Chowan Board of Commissioners Chairman Jeff Smith, who grew up with Waff in Chowan, called him “a great guy (who) ... would do anything to help you out.”

“He was just an asset to all northeast North Carolina. He's really going to be missed,” Smith said.

Waff’s company, Waff Contracting of Edenton, is known across the region for its commercial and industrial work, specializing in pile driving and marine construction. Among its numerous projects, the company used pieces from the former Chowan River Bridge to build the marina at Edenton’s Colonial Park. Waff Contracting also built Wharf Landing, a local marina and townhouse complex.

David Phelps, who worked with Waff for many years, called him “a great guy” and “a visionary.”

“People would call people like him grassroots. I call him homegrown because he loved Edenton and Chowan County where he grew up,” Phelps said.

Perhaps Waff Contracting's best known project was the relocation of the Roanoke River Lighthouse from its secluded Filberts Creek location by barge across the Albemarle Sound to its permanent home at Colonial Park.

“He does construction work that very few people know how to do and he does it with the greatest of skill,” recalled Charlie Creighton, a longtime friend. “It's hard to imagine how he does the things he does — marine construction and all kinds of unusual construction. It's one thing to build a house, its another to move bridges and drive pilings. That's very hard work and very dangerous work — it always amazes me to see the things that he's done.”

Because of Waff’s expertise, Knighton said she often sought Waff's advice on the town’s capital projects.

“When I would get something from a contractor seeking to build this or that, I'd check it out with Paul,” she said. “Sometimes, he'd study the project and come up with a way to do it better and make it less expensive for the town. I'm going to miss his advice.”

Recently, Waff Contracting was handling the renovation work to the Taylor Theater building on Edenton’s Broad Street.

With sadness in his voice, Creighton, president of Colony Tire, recalled that he just met with Waff on Thursday to discuss the theater building work.

“Edenton will never replace Paul Waff,” he said. “We will miss him forever.”

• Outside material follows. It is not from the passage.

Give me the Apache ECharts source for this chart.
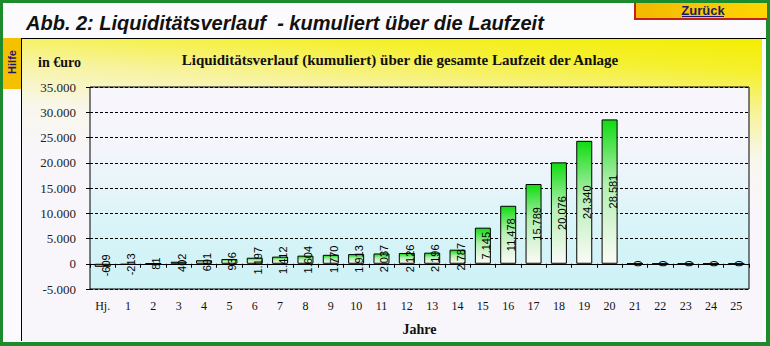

Edenton Mayor Roland Vaughan said he had known Waff for probably 30-40 years, but had come to know him even better in recent years after Waff and his wife Ginny moved to the neighborhood where Vaughan and his wife live.

Vaughan said he would always remember how Waff rose to the occasion and provided sorely needed help to Edenton in aftermath of Hurricane Isabel in 2003.

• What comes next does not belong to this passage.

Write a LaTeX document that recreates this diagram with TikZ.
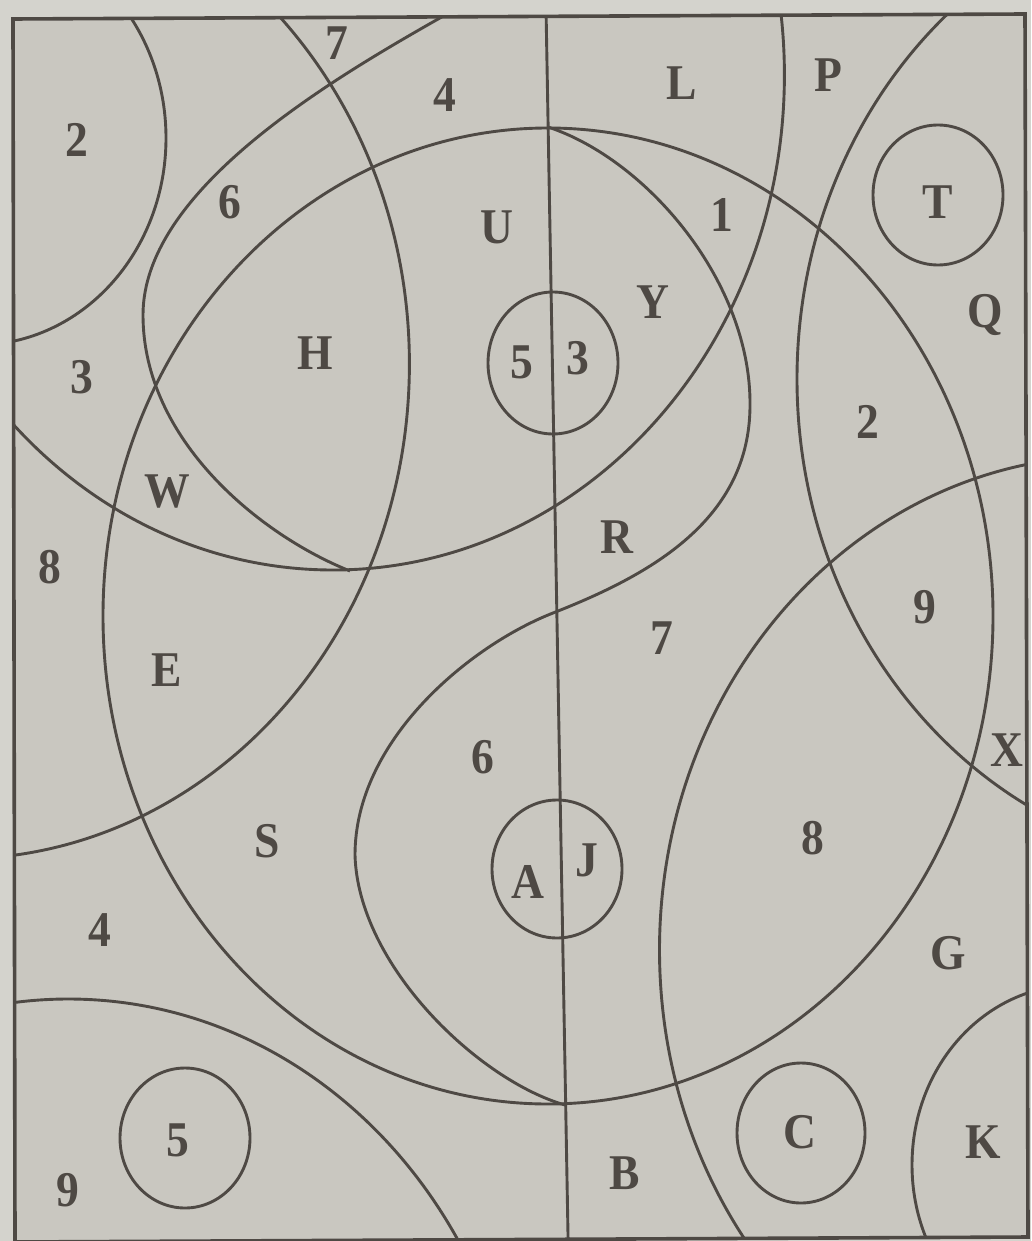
\documentclass[tikz,border=0pt]{standalone}
\usepackage{fontspec}
\setmainfont{Liberation Serif}[FakeStretch=0.912]
\definecolor{paper}{RGB}{201,199,192}
\definecolor{margin}{RGB}{212,211,205}
\definecolor{ink}{RGB}{78,73,68}
\begin{document}
\begin{tikzpicture}[x=1pt,y=-1pt,
  curve/.style={draw=ink,line width=2.9pt},
  framestyle/.style={draw=ink,line width=3.6pt,line join=miter},
  lbl/.style={text=ink,font=\bfseries\fontsize{50}{50}\selectfont,inner sep=0pt}]
\useasboundingbox (0,0) rectangle (1031,1241);
\fill[margin] (0,0) rectangle (1031,1241);
\coordinate (f1) at (13,19);
\coordinate (f2) at (1025,14);
\coordinate (f3) at (1028,1237);
\coordinate (f4) at (15,1242);
\fill[paper] (f1)--(f2)--(f3)--(f4)--cycle;
\begin{scope}
\clip (f1)--(f2)--(f3)--(f4)--cycle;
% vertical line
\coordinate (vtop) at (546,8);
\coordinate (vbot) at (568.2,1246);
\draw[curve] (vtop) -- (vbot);
% large circles (clipped by the frame)
\draw[curve] (-22.8,138) ellipse [x radius=188.8, y radius=207];
\draw[curve] (-42,364) ellipse [x radius=451.4, y radius=495];
\draw[curve] (333,75) ellipse [x radius=451.4, y radius=495];
\draw[curve] (548,616) ellipse [x radius=445, y radius=488];
\draw[curve] (1240,379) ellipse [x radius=443, y radius=486];
\draw[curve] (1110,950) ellipse [x radius=450.5, y radius=494];
\draw[curve] (1076,1165) ellipse [x radius=164, y radius=180];
\draw[curve] (68.4,1498) ellipse [x radius=455, y radius=499];
% egg-shaped curve (6 / H)
\coordinate (ea) at (447,14);
\coordinate (eb) at (143,315);
\coordinate (ec) at (350,571);
\draw[curve] (ea) .. controls (330,80) and (143,190) .. (eb)
                  .. controls (143,440) and (260,535) .. (ec);
% S-curve
\coordinate (sa) at (548,127);
\coordinate (sb) at (750,405);
\coordinate (sc) at (553,613);
\coordinate (sd) at (355,855);
\coordinate (se) at (565,1105);
\draw[curve] (sa) .. controls (648,160) and (751,283) .. (sb)
                  .. controls (750,520) and (650,575) .. (sc)
                  .. controls (470,645.5) and (355,740) .. (sd)
                  .. controls (358,965) and (478,1080) .. (se);
% small circles
\draw[curve] (553,363) ellipse [x radius=65, y radius=71];
\draw[curve] (557,869) ellipse [x radius=65, y radius=69];
\draw[curve] (938,195) ellipse [x radius=65, y radius=70];
\draw[curve] (801,1133) ellipse [x radius=64, y radius=70];
\draw[curve] (185,1138) ellipse [x radius=65, y radius=70];
\end{scope}
\draw[framestyle] (f1)--(f2)--(f3)--(f4)--cycle;
% labels
\node[lbl] (n2a) at (77,140) {2};
\node[lbl] (n7a) at (337,43) {7};
\node[lbl] (n4a) at (445,95) {4};
\node[lbl] (n6a) at (230,202) {6};
\node[lbl] (nL) at (682,83) {L};
\node[lbl] (nP) at (828,75) {P};
\node[lbl] (nU) at (497,227) {U};
\node[lbl] (n1) at (722,215) {1};
\node[lbl] (nT) at (938,202) {T};
\node[lbl] (nY) at (653,302) {Y};
\node[lbl] (nQ) at (985,315) {Q};
\node[lbl] (n5a) at (522,362) {5};
\node[lbl] (n3a) at (578,358) {3};
\node[lbl] (nH) at (315,353) {H};
\node[lbl] (n3b) at (82,377) {3};
\node[lbl] (nW) at (167,492) {W};
\node[lbl] (n8a) at (50,567) {8};
\node[lbl] (nE) at (167,670) {E};
\node[lbl] (nR) at (617,537) {R};
\node[lbl] (n2b) at (868,422) {2};
\node[lbl] (n9a) at (925,607) {9};
\node[lbl] (n7b) at (662,638) {7};
\node[lbl] (nX) at (1007,750) {X};
\node[lbl] (n6b) at (483,757) {6};
\node[lbl] (nS) at (267,841) {S};
\node[lbl] (nA) at (528,882) {A};
\node[lbl] (nJ) at (587,860) {J};
\node[lbl] (n8b) at (813,838) {8};
\node[lbl] (nG) at (948,953) {G};
\node[lbl] (n4b) at (100,930) {4};
\node[lbl] (n5b) at (178,1140) {5};
\node[lbl] (n9b) at (68,1190) {9};
\node[lbl] (nB) at (625,1173) {B};
\node[lbl] (nC) at (800,1132) {C};
\node[lbl] (nK) at (983,1142) {K};
\end{tikzpicture}
\end{document}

“We were on our own for the first 48 hours after the hurricane, and I'll always remember how Paul was out in the street moving debris so that people, and the crews from the town, could get around," the mayor said. "He was one of the most valuable assets we had during that time.”

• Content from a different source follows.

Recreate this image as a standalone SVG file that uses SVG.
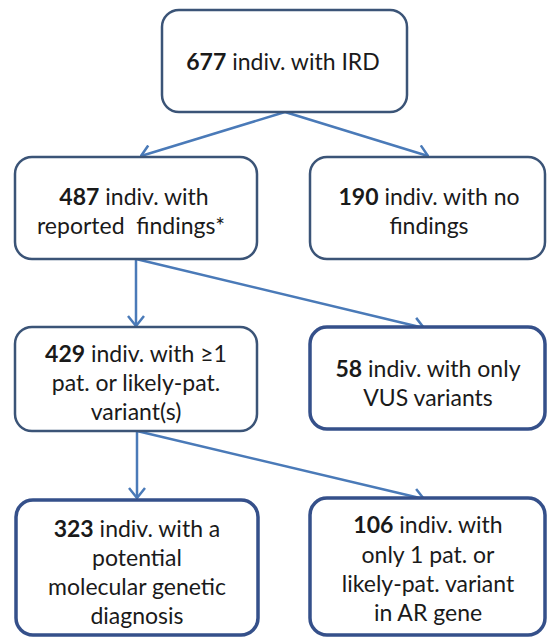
<svg xmlns="http://www.w3.org/2000/svg" width="547" height="638" viewBox="0 0 547 638">
  <defs>
    <marker id="arr" viewBox="0 0 12 18" refX="11" refY="9" markerWidth="12" markerHeight="18" markerUnits="userSpaceOnUse" orient="auto">
      <path d="M1,1 L11,9 L1,17" fill="none" stroke="#4a7ab8" stroke-width="2.5"/>
    </marker>
  </defs>
  <style>
    .box { fill: #ffffff; stroke: #3b5477; stroke-width: 2.5; }
    .thick { stroke: #35508a; stroke-width: 3.5; }
    .t { font-family: Lato, "Open Sans", "Liberation Sans", sans-serif; font-size: 23px; fill: #1a1a1a; text-anchor: middle; }
    .b { font-weight: bold; }
    .conn { stroke: #4a7ab8; stroke-width: 2.5; fill: none; marker-end: url(#arr); }
  </style>
  <rect width="547" height="638" fill="#ffffff"/>
  <g id="connectors">
    <line class="conn" x1="285" y1="112" x2="141" y2="156"/>
    <line class="conn" x1="285" y1="112" x2="428" y2="156"/>
    <line class="conn" x1="136" y1="259" x2="136" y2="326"/>
    <line class="conn" x1="136" y1="259" x2="424" y2="328"/>
    <line class="conn" x1="137" y1="431" x2="137" y2="498"/>
    <line class="conn" x1="137" y1="431" x2="424" y2="499"/>
  </g>
  <g id="n677">
    <rect class="box" x="162" y="10" width="245" height="102" rx="17"/>
    <text class="t" x="283" y="70"><tspan class="b">677</tspan> indiv. with IRD</text>
  </g>
  <g id="n487">
    <rect class="box" x="15" y="157" width="242" height="102" rx="17"/>
    <text class="t" x="134" y="205"><tspan class="b">487</tspan> indiv. with</text>
    <text class="t" x="131" y="234" xml:space="preserve">reported  findings*</text>
  </g>
  <g id="n190">
    <rect class="box" x="310" y="157" width="235" height="102" rx="17"/>
    <text class="t" x="429" y="205"><tspan class="b">190</tspan> indiv. with no</text>
    <text class="t" x="429" y="234">findings</text>
  </g>
  <g id="n429">
    <rect class="box" x="15" y="327" width="242" height="104" rx="17"/>
    <text class="t" x="136" y="362"><tspan class="b">429</tspan> indiv. with ≥1</text>
    <text class="t" x="136" y="391">pat. or likely-pat.</text>
    <text class="t" x="136" y="420">variant(s)</text>
  </g>
  <g id="n58">
    <rect class="box thick" x="310" y="327" width="235" height="102" rx="17"/>
    <text class="t" x="428" y="377"><tspan class="b">58</tspan> indiv. with only</text>
    <text class="t" x="428" y="406">VUS variants</text>
  </g>
  <g id="n323">
    <rect class="box thick" x="16" y="500" width="242" height="135" rx="17"/>
    <text class="t" x="137" y="537"><tspan class="b">323</tspan> indiv. with a</text>
    <text class="t" x="137" y="566">potential</text>
    <text class="t" x="137" y="595">molecular genetic</text>
    <text class="t" x="137" y="624">diagnosis</text>
  </g>
  <g id="n106">
    <rect class="box thick" x="310" y="498" width="235" height="137" rx="17"/>
    <text class="t" x="428" y="533"><tspan class="b">106</tspan> indiv. with</text>
    <text class="t" x="428" y="563">only 1 pat. or</text>
    <text class="t" x="428" y="592">likely-pat. variant</text>
    <text class="t" x="428" y="621">in AR gene</text>
  </g>
</svg>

Vaughan said his admiration for Waff only deepened in the years since.

“He's always been a go-to guy,” the mayor said. “It's hard to imagine a day without Paul's presence. He was always there for the town and the community at large, and always responded in whatever way he could when he was needed.”

Like he did the aftermath of Isabel, Waff also helped neighbors in the wake of Hurricane Matthew in October 2016. Waff went out while heavy winds were still howling to clear streets of debris.

“It was still raining and the storm was still with us, but that didn't stop Paul from going out and helping,” Knighton said. “He was the first one on the ground clearing stuff.”

Chowan County Sheriff Dwayne Goodwin recalled the mess left in Matthew’s wake — and Waff’s role in helping clear it away.

“Paul said he didn't mind cleaning the streets. He was instrumental in clearing the streets,” he said.

Goodwin said whenever the sheriff's department needed heavy equipment, Waff didn't hesitate to offer his help.

“I'm still kind of shock that Paul's gone,” he said. “There's so much that man has done for Edenton and Chowan County. He provided the equipment without hesitation. He always came through. It will be a different place without him.”

A memorial service for Waff will be held at Edenton United Methodist Church, Friday at 11 a.m. A visitation with Waff’s family will be held at Miller Funeral Home and Crematory at 735 Virginia Road, Edenton, Thursday from 6 p.m. to 8 p.m. Miller Funeral Home and Crematory is handling arrangements.